Eligió su vuelta a Nicaragua, al frente de una comunidad semicontemplativa, porque la contemplación, afirma no está reñida con el mundo ni con la pobreza.

«Había un monje en Gethsemani, el monasterio trapense en el que ingresé, que decía que Dios nos conserva siempre algún defecto, algún fallo, el que más nos duele, el que más se ve, el más notorio, para salvarnos del orgullo y la vanidad que es lo único que Él no perdona».

Cuando le preguntaron si era vanidoso de su obra, dijo: «No me enorgullezco de mi obra literaria. Quizá de mi vida religiosa. El verdadero orgullo tiene siempre un carácter religioso, como el de los fariseos. Recuerde el Evangelio: «Te agradezco Señor, no parecerme a este pecador». Resulta terrible la vanidad de los eclesiásticos y de los políticos, que viene a ser lo mismo».

Cardenal fue sacerdote y marxista, monje y ministro de Cultura en el Gobierno de Daniel Ortega, uno de los nueve comandantes que el 19 de julio de 1979 tomaron Managua y derrocaron al dictador. Fue sandinista desde los años setenta hasta que abandonó el Frente Sandinista de Liberación Nacional (FSLN)en 1994.

El ex vicepresidente nicaragüense y escritor Sergio Ramírez escribió en «Adios muchachos» que de la revolución sandinista y su Gobierno, que duró hasta la derrota en las elecciones de 1990, sólo se recuerdan los fracasos. La corrupción, la piñata, el enriquecimiento de los revolucionarios, el verticalismo y el caudillismo que tanto denunció Cardenal, el poder mal dirigido, aunque éste fue el único que salió bien parado de aquella «piñata» de la ética y lo moral.

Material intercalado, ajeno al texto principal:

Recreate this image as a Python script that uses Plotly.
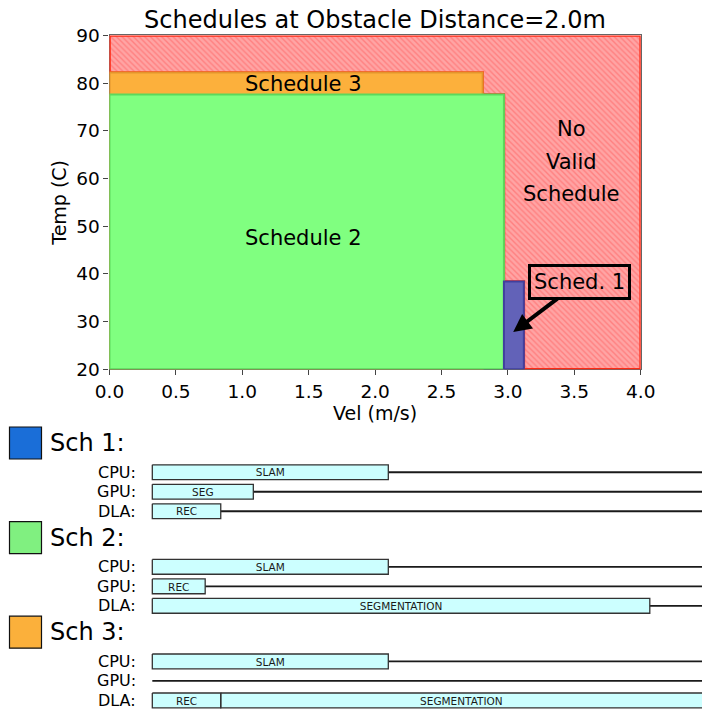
import plotly.graph_objects as go

FONT = "DejaVu Sans"

# ---- operating regions (velocity in m/s, temperature in C) ----
sched_names = ["Schedule 1", "Schedule 2", "Schedule 3"]
sched_vel = [(2.97, 3.12), (0.0, 2.97), (0.0, 2.81)]
sched_temp = [(20.0, 38.4), (20.0, 77.6), (20.0, 82.2)]
vel_range = (0.0, 4.0)
temp_range = (20.0, 90.0)
vel_ticks = [0.0, 0.5, 1.0, 1.5, 2.0, 2.5, 3.0, 3.5, 4.0]
temp_ticks = [20, 30, 40, 50, 60, 70, 80, 90]

# ---- per-schedule task timelines (start, end, label) on each engine ----
engines = ["CPU", "GPU", "DLA"]
sch1_tasks = {"CPU": [(0, 50.0, "SLAM")], "GPU": [(0, 21.4, "SEG")], "DLA": [(0, 14.5, "REC")]}
sch2_tasks = {"CPU": [(0, 50.0, "SLAM")], "GPU": [(0, 11.2, "REC")], "DLA": [(0, 105.4, "SEGMENTATION")]}
sch3_tasks = {"CPU": [(0, 50.0, "SLAM")], "GPU": [],
              "DLA": [(0, 14.5, "REC"), (14.5, 119.9, "SEGMENTATION")]}
timelines = [sch1_tasks, sch2_tasks, sch3_tasks]
timeline_titles = ["Sch 1:", "Sch 2:", "Sch 3:"]
time_view = (-32.27, 116.46)

# styling
fill_cols = ["#6262b8", "#80ff80", "#fcb03c"]
edge_cols = ["#40409e", "#5cd85c", "#e3952c"]
swatch_cols = ["#1a6ed8", "#80f080", "#fbb03b"]

fig = go.Figure()


def rect_xy(x0, x1, y0, y1):
    return [x0, x1, x1, x0, x0], [y0, y0, y1, y1, y0]


# "No Valid Schedule" region: everything above the envelope of the valid schedules
edges = sorted(set([v for pair in sched_vel for v in pair] + [vel_range[1]]))
stairs = []
for a, b in zip(edges[:-1], edges[1:]):
    tops = [t[1] for v, t in zip(sched_vel, sched_temp) if v[0] <= a and v[1] >= b]
    stairs.append((a, b, max(tops) if tops else temp_range[0]))
px, py = [vel_range[0]], [temp_range[1]]
for a, b, top in stairs:
    px += [a, b]
    py += [top, top]
px += [vel_range[1], vel_range[1], vel_range[0]]
py += [temp_range[0], temp_range[1], temp_range[1]]
fig.add_trace(go.Scatter(
    x=px, y=py, mode="lines", fill="toself", fillcolor="#ffa0a0",
    fillpattern=dict(shape="\\", bgcolor="#ffa4a4", fgcolor="#ff5c5c", size=4, solidity=0.35),
    line=dict(color="rgba(0,0,0,0)", width=0), hoverinfo="skip", showlegend=False,
    xaxis="x", yaxis="y"))
# outline of the invalid region drawn on its own so it sits above the hatching
fig.add_trace(go.Scatter(
    x=px, y=py, mode="lines", line=dict(color="#ff2a14", width=2.6),
    hoverinfo="skip", showlegend=False, xaxis="x", yaxis="y"))

# valid schedules, back to front
for i in [2, 1, 0]:
    xs, ys = rect_xy(*sched_vel[i], *sched_temp[i])
    fig.add_trace(go.Scatter(
        x=xs, y=ys, mode="lines", fill="toself", fillcolor=fill_cols[i],
        line=dict(color=edge_cols[i], width=2), name=sched_names[i],
        showlegend=False, xaxis="x", yaxis="y"))

# ---- timeline panel ----
block_step = 4.85
row_offset = {"CPU": 1.5, "GPU": 2.5, "DLA": 3.5}
bar_h = 0.38

line_x, line_y = [], []
for b, tasks in enumerate(timelines):
    for eng in engines:
        yy = b * block_step + row_offset[eng]
        line_x += [0, 400, None]
        line_y += [yy, yy, None]
fig.add_trace(go.Scatter(x=line_x, y=line_y, mode="lines",
                         line=dict(color="#1a1a1a", width=1.8),
                         hoverinfo="skip", showlegend=False, xaxis="x2", yaxis="y2"))

bx, by, tx, ty, tt = [], [], [], [], []
for b, tasks in enumerate(timelines):
    for eng in engines:
        yy = b * block_step + row_offset[eng]
        for s, e, lab in tasks[eng]:
            xs, ys = rect_xy(s, e, yy - bar_h, yy + bar_h)
            bx += xs + [None]
            by += ys + [None]
            tx.append((s + min(e, time_view[1])) / 2)
            ty.append(yy + 0.08)
            tt.append(lab)
fig.add_trace(go.Scatter(x=bx, y=by, mode="lines", fill="toself", fillcolor="#ccffff",
                         line=dict(color="#333333", width=1.3),
                         hoverinfo="skip", showlegend=False, xaxis="x2", yaxis="y2"))
fig.add_trace(go.Scatter(x=tx, y=ty, mode="text", text=tt,
                         textfont=dict(family=FONT, size=10.5, color="#1a1a1a"),
                         textposition="middle center",
                         hoverinfo="skip", showlegend=False, xaxis="x2", yaxis="y2"))

annotations = []
shapes = []
for b, title in enumerate(timeline_titles):
    yc = b * block_step
    shapes.append(dict(type="rect", xref="paper", yref="y2",
                       x0=9.5 / 702, x1=41.5 / 702, y0=yc - 0.82, y1=yc + 0.82,
                       fillcolor=swatch_cols[b], line=dict(color="#111111", width=1.2)))
    annotations.append(dict(text=title, xref="paper", yref="y2", x=48 / 702, y=yc,
                            xanchor="left", yanchor="middle", showarrow=False,
                            font=dict(family=FONT, size=24, color="black")))
    for eng in engines:
        annotations.append(dict(text=eng + ":", xref="paper", yref="y2", x=137.5 / 702,
                                y=yc + row_offset[eng], xanchor="right", yanchor="middle",
                                showarrow=False, font=dict(family=FONT, size=16, color="black")))

# region labels in the top chart
lab_font = dict(family=FONT, size=21, color="black")
annotations += [
    dict(text="Schedule 3", x=1.46, y=(sched_temp[1][1] + sched_temp[2][1]) / 2,
         xref="x", yref="y", showarrow=False, font=lab_font),
    dict(text="Schedule 2", x=1.46, y=47.5, xref="x", yref="y", showarrow=False, font=lab_font),
    dict(text="No", x=3.48, y=70.3, xref="x", yref="y", showarrow=False, font=lab_font),
    dict(text="Valid", x=3.48, y=63.5, xref="x", yref="y", showarrow=False, font=lab_font),
    dict(text="Schedule", x=3.48, y=56.7, xref="x", yref="y", showarrow=False, font=lab_font),
    dict(text="Sched. 1", x=3.04, y=27.8, xref="x", yref="y", ax=66, ay=-50,
         showarrow=True, arrowhead=2, arrowsize=0.9, arrowwidth=4, arrowcolor="black",
         bordercolor="black", borderwidth=3, borderpad=3, font=lab_font),
]

fig.update_layout(
    width=702, height=709,
    margin=dict(l=0, r=0, t=0, b=0),
    paper_bgcolor="white", plot_bgcolor="white",
    font=dict(family=FONT, color="black"),
    title=dict(text="Schedules at Obstacle Distance=2.0m", x=375 / 702, xanchor="center",
               y=1 - 20 / 709, yanchor="middle", yref="container",
               font=dict(family=FONT, size=24, color="black")),
    xaxis=dict(domain=[109.5 / 702, 640.7 / 702], range=list(vel_range), anchor="y",
               tickvals=vel_ticks, tickformat=".1f", ticks="outside", ticklen=5,
               tickcolor="#444", showline=True, linecolor="#666", linewidth=1.2, mirror=True,
               layer="below traces",
               showgrid=False, zeroline=False, tickfont=dict(size=18.5),
               title=dict(text="Vel (m/s)", font=dict(size=19), standoff=4), automargin=False),
    yaxis=dict(domain=[(709 - 369.3) / 709, (709 - 35.4) / 709], range=list(temp_range),
               anchor="x", tickvals=temp_ticks, ticks="outside", ticklen=5, tickcolor="#444",
               showline=True, linecolor="#666", linewidth=1.2, mirror=True,
               layer="below traces",
               showgrid=False, zeroline=False, tickfont=dict(size=18.5),
               title=dict(text="Temp (C)", font=dict(size=19), standoff=4), automargin=False),
    xaxis2=dict(domain=[0, 1], range=list(time_view), anchor="y2", visible=False),
    yaxis2=dict(domain=[0, (709 - 418) / 709], range=[13.641, -1.282], anchor="x2",
                visible=False),
    annotations=annotations,
    shapes=shapes,
    showlegend=False,
)

fig.write_html("out.html")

Para él, los principales enemigos de la revolución fueron los mismos dirigentes de la revolución: «(la revolución)» se frustró con la traición de los principales dirigentes a nuestros principios, al sandinismo, al pueblo y al mismo Dios. (…) como otros muchos, me mantuve fiel al Evangelio y también al marxismo.

No todo fue derrota y traición, quedó la Cruzada Nacional que redujo el porcentaje de analfabetos del 58 al 12% y la reforma agraria benefició a más de 200.000 familias, en un país de cuatro millones de habitantes.

Habla de sí mismo en las memorias con mucho sentido del humor. Cuando en una entrevista se lo marcaron dijo: «En realidad esa intención no es nueva, sigo una recomendación de Ezra Pound. No hay mejor humor que el que va contra uno mismo. No me gusta estar presentándome siempre de la mejor manera posible».

Le recordaron, que el Papa le suspendió a divinis en el 85 por su empeño en no abandonar ni el ministerio ni la entonces cada vez más extendida Teología de la Liberación que tanto alarmaba al Vaticano y, que en el 83, Juan Pablo II le amonestó durante su visita a Nicaragua y mientras el todavía ministro de Cultura le escuchaba arrodillado.

Le preguntaron: «¿Resultó muy humillante?

No. En absoluto. La suspensión prohíbe administrar sacramentos. Mi vocación no era ésa, sino predicar el Evangelio.

Pero fue un castigo público…

Obispos y papas metidos en política ha habido siempre. No es ninguna novedad. Pero por primera vez en la Historia asistíamos a una revolución en la que participaban sacerdotes y que nacía del pueblo. Lo considerábamos un deber histórico. Desobedecimos al Vaticano y obedecimos las enseñanzas de Santo Tomás. La máxima autoridad siempre debe ser la propia conciencia. Incluso cuando exista peligro de excomunión».